Der repräsentative, um nicht zu sagen protzige Regierungsbau, der noch unter der Ägide Wladimir Putins als „Residenz des Präsidenten“ konzipiert wurde, taucht in den Bebauungsplänen nur noch unter der Bezeichnung „Regierungsresidenz“ auf. Bis Ende 2010 soll auf 24 Hektar ein Komplex mit mehreren Gebäuden entstehen, unter anderem mit einem Schloß als Hauptgebäude, einer Residenz für das russische Außenministerium und einem Yacht-Hafen mit Anlegestelle für Boote der Küstenwache. Die Neukuhrener sprechen wegen der Dimension und der Sicherheitsvorkehrungen der Anlage bereits von einer „Ostsee-Festung“.

Hintergrund für die Errichtung einer Präsidentenresidenz war die Entdeckung des nördlichen Ostpreußens als Treffpunkt für Gipfelgespräche. 2005 fand in Rauschen ein vorbereitendes Dreiertreffen zwischen Putin, Schröder und Chirac zum G 8-Gipfeltreffen statt.

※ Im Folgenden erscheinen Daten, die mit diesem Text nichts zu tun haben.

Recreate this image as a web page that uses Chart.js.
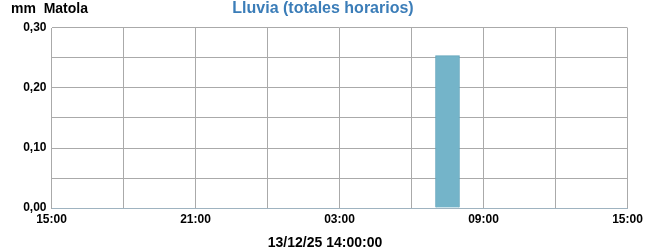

Das Ostseebad Rauschen war neben Neukuhren in der näheren Auswahl als Standort des Regierungsbaus. Schon Anfang der 90er Jahre war Moskau auf Neukuhren aufmerksam geworden. Die Jelzin-Regierung verfolgte vorhandene Pläne zur Nutzung Neukuhrens jedoch nicht weiter. Erst Ende 2006 beschloß Putin, auf der Kurischen Nehrung eine Repräsentanz einzurichten. Damals waren die Anwohner noch begeistert, weil sie damit rechneten, neben einer verbesserten Infrastruktur einen wirtschaftlichen Aufschwung in ihrer Region zu bekommen.

Auf die Proteste der Anwohner nahmen die Verantwortlichen nun keine Rücksicht. Wer mit der angebotenen Ersatzwohnung unzufrieden war, wurde laut „Nesawissimaja gazeta“ massiv unter Druck gesetzt. Die Verwaltung von Neukuhren habe ihnen Dokumente vorgelegt, in denen sie mit ihrer Unterschrift bestätigen sollten, „freiwillig“ umzuziehen.

Einige der Zwangsumgesiedelten zogen vor Gericht, weil sie sich in ihren Rechten beschnitten fühlten. Wie der Fischereiarbeiter Wladimir Lawnik, der vor zehn Jahren eine Wohnung am Meer gekauft hatte. Ihm hatte man eine renovierungsbedürftige und untapezierte Ein-Zimmer-Mansardenwohnung angeboten. Der alleinerziehenden Mutter Aida Romanowa hatte die Behörde auch nur eine Ein-Zimmer-Wohnung zugeteilt, obwohl ihr laut Gesetz eine Zwei-Zimmer-Wohnung zugestanden hätte. Im Fall der Familie Radewitsch lag offenbar ein Behördenirrtum vor: Weil der Ehemann bei einer Einwohnerzählung des Militärstädtchens auf Dienstreise war, sollte die Familie in eine 40-Quadratmeter-Wohnung umziehen. Doch anstatt der Familie unbürokratisch zu ihrem Recht zu verhelfen, schoben die Behörden den Fall hin und her. Viktor Radewitsch, der in der Russischen Armee dient, wandte sich schließlich an Präsident Medwedew mit der Ankündigung, falls seine Familie obdachlos werde, werde er sie so verteidigen, wie seit 27 Jahren die Grenze Rußlands.

Den Bau der Residenz werden diese Proteste allerdings nicht aufhalten können: Seit Herbst vergangenen Jahres wird in Neukuhren gebaggert und planiert. Manuela Rosenthal-Kappi

Fotos: Neukuhren einst und jetzt: Wo früher Fischer und Touristen die Schönheiten des Samlands genossen (r.), wird nun eine standesgemäße Residenz für die „Herrscher aller Reußen“ geschaffen (l.).